Thanks for your very, very quick review!  On the one open item for  
discussion, Message-ID, I would offer (1) it is not a do-or-die  
situation but that (2) using a cryptographically secure random number
generator. achieves the same result with better properties.  Again, I  
will defer back to you: I know the work group will push back strong if  
a cryptographically secure random number generator is a resource hog.

Are there memory / CPU efficient cryptographically secure random  
number generators?
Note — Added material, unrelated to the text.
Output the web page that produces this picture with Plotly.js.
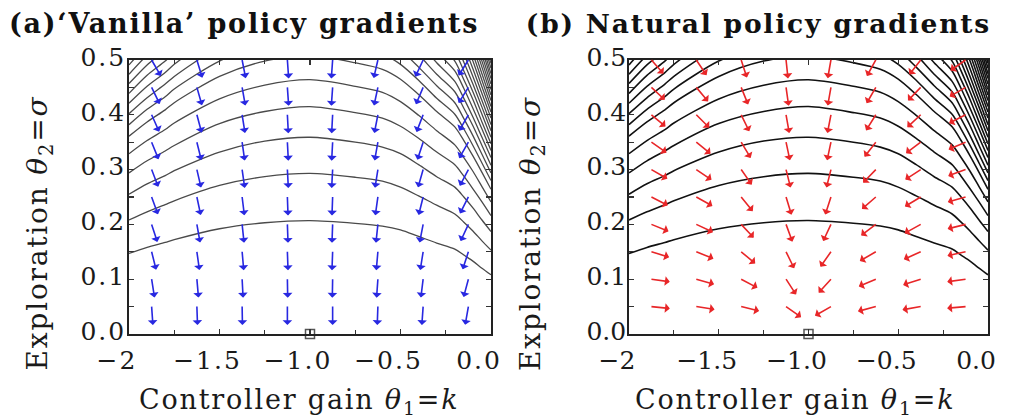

Should we give guidance to the range of numbers  
(i.e., 32-bits, 512-bits, 6 digits, etc.)?


On May 14, 2008, at 11:42 PM, Eric Rescorla wrote:

> At Wed, 14 May 2008 12:20:21 +0800,
> Eric Burger wrote:
>>
>> Inline
>>
>> On May 4, 2008, at 5:12 AM, Eric Rescorla wrote:
[snip]
>>> S 7.1.1.1.  Why does Message-ID need any randomness at all as  
>>> opposed
>>> to uniqueness?  And if it needs randomness, why is 32 enough?
>>
>> The randomness property makes it more difficult for malicious nodes
>> guessing Message-IDs and thus being able to pass IMDNs through
>> filtering mechanisms.
>>
>> IYHO, is 32-bits enough? You're the expert; I'm just guessing!
>
> So, unsurprisingly, it depends.
>
> Is your mental model that you have a list of n valid message-ids
> "outstanding" at once and you want the probability of an attacker
> guessing one to be sufficiently small? With a 32-bit space,
> the chance is n/2^32. So, if you're just treating this as a
> sort of spam filter, then it's probably fine. But if a single
> bad message getting through is fatal, then, no, it's not.
>
> The other thing I would say is that if you want ids to be
> unguessable, then you probably want to say that they should
> be generated with a cryptographically secure random number
> generator. There are lots of PRNGs that produce uniform distributions
> but that are predictable and that won't do here, right?